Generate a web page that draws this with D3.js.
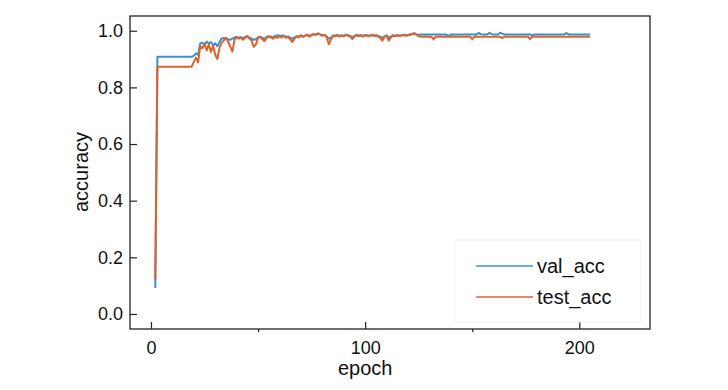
<!DOCTYPE html>
<html><head><meta charset="utf-8">
<script src="https://cdn.jsdelivr.net/npm/d3@7/dist/d3.min.js"></script>
<style>body{margin:0;background:#fff}svg{display:block}text{font-family:"Liberation Sans",Arial,sans-serif;fill:#111}</style>
</head><body><svg id="c" width="728" height="390"></svg>
<script>
const firstEpoch = 2;
const valAcc = [
0.092,
0.908,0.908,0.908,0.908,0.908,0.908,0.908,0.908,0.908,0.908,0.908,0.908,0.908,0.908,0.908,0.908,0.908,
0.912,0.920,0.915,0.955,0.958,0.950,0.962,0.955,0.960,0.948,0.956,0.945,0.960,0.973,0.974,0.973,0.970,0.968,0.972,0.976,
0.978,0.975,0.977,0.974,0.978,0.981,0.976,0.972,0.968,0.970,0.977,0.979,0.975,0.972,0.978,0.981,0.979,0.977,0.982,0.983,
0.983,0.982,0.983,0.979,0.980,0.976,0.972,0.976,0.981,0.979,0.984,0.980,0.983,0.986,0.982,0.985,0.988,0.986,0.990,0.987,
0.984,0.986,0.980,0.972,0.976,0.983,0.983,0.985,0.982,0.984,0.982,0.986,0.984,0.982,0.976,0.982,0.985,0.983,0.984,0.982,
0.985,0.984,0.982,0.986,0.983,0.984,0.982,0.979,0.975,0.980,0.984,0.975,0.979,0.984,0.982,0.985,0.983,0.984,0.986,0.984,
0.985,0.987,0.989,0.991,0.987,0.986,
0.987,0.987,0.987,0.987,0.987,0.987,0.987,0.987,0.987,0.987,0.987,0.987,0.987,0.981,0.987,0.987,0.987,0.987,0.987,0.987,
0.987,0.987,0.987,0.987,0.987,0.987,0.987,0.992,0.988,0.987,0.987,0.987,0.993,0.988,0.987,0.987,0.987,0.993,0.990,0.987,
0.987,0.987,0.987,0.987,0.987,0.987,0.987,0.987,0.987,0.987,0.987,0.987,0.983,0.987,0.987,0.987,0.987,0.987,0.987,0.987,
0.987,0.987,0.987,0.987,0.987,0.987,0.987,0.987,0.992,0.987,0.987,0.987,0.987,0.987,0.987,0.987,0.987,0.987,0.987,0.987
];
const testAcc = [
0.120,
0.873,0.873,0.873,0.873,0.873,0.873,0.873,0.873,0.873,0.873,0.873,0.873,0.873,0.873,0.873,0.873,0.873,
0.890,0.905,0.888,0.945,0.938,0.955,0.930,0.952,0.925,0.948,0.915,0.900,0.940,0.958,0.966,0.975,0.962,0.945,0.926,0.968,
0.978,0.972,0.975,0.968,0.976,0.980,0.972,0.965,0.943,0.952,0.975,0.978,0.970,0.963,0.975,0.980,0.976,0.972,0.978,0.975,
0.980,0.976,0.982,0.975,0.978,0.970,0.960,0.972,0.980,0.976,0.983,0.978,0.982,0.985,0.979,0.984,0.988,0.985,0.991,0.986,
0.982,0.985,0.978,0.952,0.968,0.982,0.980,0.984,0.979,0.983,0.980,0.985,0.982,0.980,0.970,0.980,0.984,0.981,0.983,0.979,
0.984,0.982,0.980,0.985,0.981,0.983,0.980,0.975,0.965,0.978,0.982,0.965,0.976,0.982,0.980,0.984,0.981,0.983,0.985,0.982,
0.984,0.986,0.988,0.991,0.985,0.981,
0.979,0.979,0.980,0.979,0.979,0.978,0.970,0.979,0.979,0.980,0.979,0.979,0.979,0.979,0.979,0.980,0.979,0.979,0.979,0.979,
0.979,0.979,0.979,0.979,0.970,0.979,0.979,0.979,0.979,0.979,0.979,0.979,0.979,0.979,0.979,0.979,0.979,0.979,0.974,0.979,
0.979,0.979,0.979,0.979,0.979,0.979,0.979,0.979,0.979,0.979,0.979,0.971,0.979,0.979,0.979,0.979,0.979,0.979,0.979,0.979,
0.979,0.979,0.979,0.979,0.979,0.979,0.979,0.979,0.979,0.979,0.979,0.979,0.979,0.979,0.979,0.979,0.979,0.979,0.979,0.979
];
const epochs = valAcc.map((d, i) => firstEpoch + i);
const xTicks = [0, 100, 200];
const xMinorTicks = [50, 150];
const yTicks = [0, 0.2, 0.4, 0.6, 0.8, 1.0];
const seriesNames = ["val_acc", "test_acc"];
const colors = ["#3592d2", "#e0622a"];

const svg = d3.select("#c");
const L = 130, T = 16, R = 650, B = 329;
const x = d3.scaleLinear().domain([-9.8, 233]).range([L, R]);
const y = d3.scaleLinear().domain([-0.053, 1.052]).range([B, T]);

// lines
const series = [valAcc, testAcc];
const line = d3.line().x((d, i) => x(epochs[i])).y(d => y(d));
series.forEach((s, k) => {
  svg.append("path").datum(s).attr("d", line)
    .attr("fill", "none").attr("stroke", colors[k]).attr("stroke-width", 2)
    .attr("stroke-linejoin", "round");
});

// axes
const yAxis = d3.axisLeft(y).tickValues(yTicks).tickFormat(d3.format(".1f")).tickSizeInner(-7).tickSizeOuter(0).tickPadding(7);
const gy = svg.append("g").attr("transform", `translate(${L},0)`).call(yAxis);
const xAxis = d3.axisBottom(x).tickValues(xTicks).tickFormat(d3.format("d")).tickSizeInner(-7).tickSizeOuter(0).tickPadding(12);
const gx = svg.append("g").attr("transform", `translate(0,${B})`).call(xAxis);
const xMinor = d3.axisBottom(x).tickValues(xMinorTicks).tickFormat("").tickSizeInner(3).tickSizeOuter(0);
const gxm = svg.append("g").attr("transform", `translate(0,${B})`).call(xMinor);
[gy, gx, gxm].forEach(g => {
  g.select(".domain").remove();
  g.selectAll("line").attr("stroke", "#222").attr("stroke-width", 1.2);
  g.selectAll("text").style("font-size", "18px").attr("fill", "#111");
});

// frame
svg.append("rect").attr("x", L).attr("y", T).attr("width", R - L).attr("height", B - T)
  .attr("fill", "none").attr("stroke", "#222").attr("stroke-width", 1.3);

// axis titles
svg.append("text").attr("x", (x(100))).attr("y", 375).attr("text-anchor", "middle")
  .style("font-size", "20px").text("epoch");
svg.append("text").attr("transform", "translate(88,172) rotate(-90)").attr("text-anchor", "middle")
  .style("font-size", "20px").text("accuracy");

// legend
const lg = svg.append("g");
lg.append("rect").attr("x", 455).attr("y", 240).attr("width", 186).attr("height", 82)
  .attr("fill", "#fff").attr("stroke", "#f2f2f2").attr("stroke-width", 1);
seriesNames.forEach((n, k) => {
  const yy = 266 + k * 31;
  lg.append("line").attr("x1", 476).attr("x2", 533).attr("y1", yy).attr("y2", yy)
    .attr("stroke", colors[k]).attr("stroke-width", 1.6);
  lg.append("text").attr("x", 537).attr("y", yy + 7).style("font-size", "20px").text(n);
});
</script></body></html>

⁂

WHAT YOU HAVE TO DO → Restate the listing above word for word, and skip the pictures.

THE RESPONSE →
Generate a web page that draws this with D3.js.
<!DOCTYPE html>
<html><head><meta charset="utf-8">
<script src="https://cdn.jsdelivr.net/npm/d3@7/dist/d3.min.js"></script>
<style>body{margin:0;background:#fff}svg{display:block}text{font-family:"Liberation Sans",Arial,sans-serif;fill:#111}</style>
</head><body><svg id="c" width="728" height="390"></svg>
<script>
const firstEpoch = 2;
const valAcc = [
0.092,
0.908,0.908,0.908,0.908,0.908,0.908,0.908,0.908,0.908,0.908,0.908,0.908,0.908,0.908,0.908,0.908,0.908,
0.912,0.920,0.915,0.955,0.958,0.950,0.962,0.955,0.960,0.948,0.956,0.945,0.960,0.973,0.974,0.973,0.970,0.968,0.972,0.976,
0.978,0.975,0.977,0.974,0.978,0.981,0.976,0.972,0.968,0.970,0.977,0.979,0.975,0.972,0.978,0.981,0.979,0.977,0.982,0.983,
0.983,0.982,0.983,0.979,0.980,0.976,0.972,0.976,0.981,0.979,0.984,0.980,0.983,0.986,0.982,0.985,0.988,0.986,0.990,0.987,
0.984,0.986,0.980,0.972,0.976,0.983,0.983,0.985,0.982,0.984,0.982,0.986,0.984,0.982,0.976,0.982,0.985,0.983,0.984,0.982,
0.985,0.984,0.982,0.986,0.983,0.984,0.982,0.979,0.975,0.980,0.984,0.975,0.979,0.984,0.982,0.985,0.983,0.984,0.986,0.984,
0.985,0.987,0.989,0.991,0.987,0.986,
0.987,0.987,0.987,0.987,0.987,0.987,0.987,0.987,0.987,0.987,0.987,0.987,0.987,0.981,0.987,0.987,0.987,0.987,0.987,0.987,
0.987,0.987,0.987,0.987,0.987,0.987,0.987,0.992,0.988,0.987,0.987,0.987,0.993,0.988,0.987,0.987,0.987,0.993,0.990,0.987,
0.987,0.987,0.987,0.987,0.987,0.987,0.987,0.987,0.987,0.987,0.987,0.987,0.983,0.987,0.987,0.987,0.987,0.987,0.987,0.987,
0.987,0.987,0.987,0.987,0.987,0.987,0.987,0.987,0.992,0.987,0.987,0.987,0.987,0.987,0.987,0.987,0.987,0.987,0.987,0.987
];
const testAcc = [
0.120,
0.873,0.873,0.873,0.873,0.873,0.873,0.873,0.873,0.873,0.873,0.873,0.873,0.873,0.873,0.873,0.873,0.873,
0.890,0.905,0.888,0.945,0.938,0.955,0.930,0.952,0.925,0.948,0.915,0.900,0.940,0.958,0.966,0.975,0.962,0.945,0.926,0.968,
0.978,0.972,0.975,0.968,0.976,0.980,0.972,0.965,0.943,0.952,0.975,0.978,0.970,0.963,0.975,0.980,0.976,0.972,0.978,0.975,
0.980,0.976,0.982,0.975,0.978,0.970,0.960,0.972,0.980,0.976,0.983,0.978,0.982,0.985,0.979,0.984,0.988,0.985,0.991,0.986,
0.982,0.985,0.978,0.952,0.968,0.982,0.980,0.984,0.979,0.983,0.980,0.985,0.982,0.980,0.970,0.980,0.984,0.981,0.983,0.979,
0.984,0.982,0.980,0.985,0.981,0.983,0.980,0.975,0.965,0.978,0.982,0.965,0.976,0.982,0.980,0.984,0.981,0.983,0.985,0.982,
0.984,0.986,0.988,0.991,0.985,0.981,
0.979,0.979,0.980,0.979,0.979,0.978,0.970,0.979,0.979,0.980,0.979,0.979,0.979,0.979,0.979,0.980,0.979,0.979,0.979,0.979,
0.979,0.979,0.979,0.979,0.970,0.979,0.979,0.979,0.979,0.979,0.979,0.979,0.979,0.979,0.979,0.979,0.979,0.979,0.974,0.979,
0.979,0.979,0.979,0.979,0.979,0.979,0.979,0.979,0.979,0.979,0.979,0.971,0.979,0.979,0.979,0.979,0.979,0.979,0.979,0.979,
0.979,0.979,0.979,0.979,0.979,0.979,0.979,0.979,0.979,0.979,0.979,0.979,0.979,0.979,0.979,0.979,0.979,0.979,0.979,0.979
];
const epochs = valAcc.map((d, i) => firstEpoch + i);
const xTicks = [0, 100, 200];
const xMinorTicks = [50, 150];
const yTicks = [0, 0.2, 0.4, 0.6, 0.8, 1.0];
const seriesNames = ["val_acc", "test_acc"];
const colors = ["#3592d2", "#e0622a"];

const svg = d3.select("#c");
const L = 130, T = 16, R = 650, B = 329;
const x = d3.scaleLinear().domain([-9.8, 233]).range([L, R]);
const y = d3.scaleLinear().domain([-0.053, 1.052]).range([B, T]);

// lines
const series = [valAcc, testAcc];
const line = d3.line().x((d, i) => x(epochs[i])).y(d => y(d));
series.forEach((s, k) => {
  svg.append("path").datum(s).attr("d", line)
    .attr("fill", "none").attr("stroke", colors[k]).attr("stroke-width", 2)
    .attr("stroke-linejoin", "round");
});

// axes
const yAxis = d3.axisLeft(y).tickValues(yTicks).tickFormat(d3.format(".1f")).tickSizeInner(-7).tickSizeOuter(0).tickPadding(7);
const gy = svg.append("g").attr("transform", `translate(${L},0)`).call(yAxis);
const xAxis = d3.axisBottom(x).tickValues(xTicks).tickFormat(d3.format("d")).tickSizeInner(-7).tickSizeOuter(0).tickPadding(12);
const gx = svg.append("g").attr("transform", `translate(0,${B})`).call(xAxis);
const xMinor = d3.axisBottom(x).tickValues(xMinorTicks).tickFormat("").tickSizeInner(3).tickSizeOuter(0);
const gxm = svg.append("g").attr("transform", `translate(0,${B})`).call(xMinor);
[gy, gx, gxm].forEach(g => {
  g.select(".domain").remove();
  g.selectAll("line").attr("stroke", "#222").attr("stroke-width", 1.2);
  g.selectAll("text").style("font-size", "18px").attr("fill", "#111");
});

// frame
svg.append("rect").attr("x", L).attr("y", T).attr("width", R - L).attr("height", B - T)
  .attr("fill", "none").attr("stroke", "#222").attr("stroke-width", 1.3);

// axis titles
svg.append("text").attr("x", (x(100))).attr("y", 375).attr("text-anchor", "middle")
  .style("font-size", "20px").text("epoch");
svg.append("text").attr("transform", "translate(88,172) rotate(-90)").attr("text-anchor", "middle")
  .style("font-size", "20px").text("accuracy");

// legend
const lg = svg.append("g");
lg.append("rect").attr("x", 455).attr("y", 240).attr("width", 186).attr("height", 82)
  .attr("fill", "#fff").attr("stroke", "#f2f2f2").attr("stroke-width", 1);
seriesNames.forEach((n, k) => {
  const yy = 266 + k * 31;
  lg.append("line").attr("x1", 476).attr("x2", 533).attr("y1", yy).attr("y2", yy)
    .attr("stroke", colors[k]).attr("stroke-width", 1.6);
  lg.append("text").attr("x", 537).attr("y", yy + 7).style("font-size", "20px").text(n);
});
</script></body></html>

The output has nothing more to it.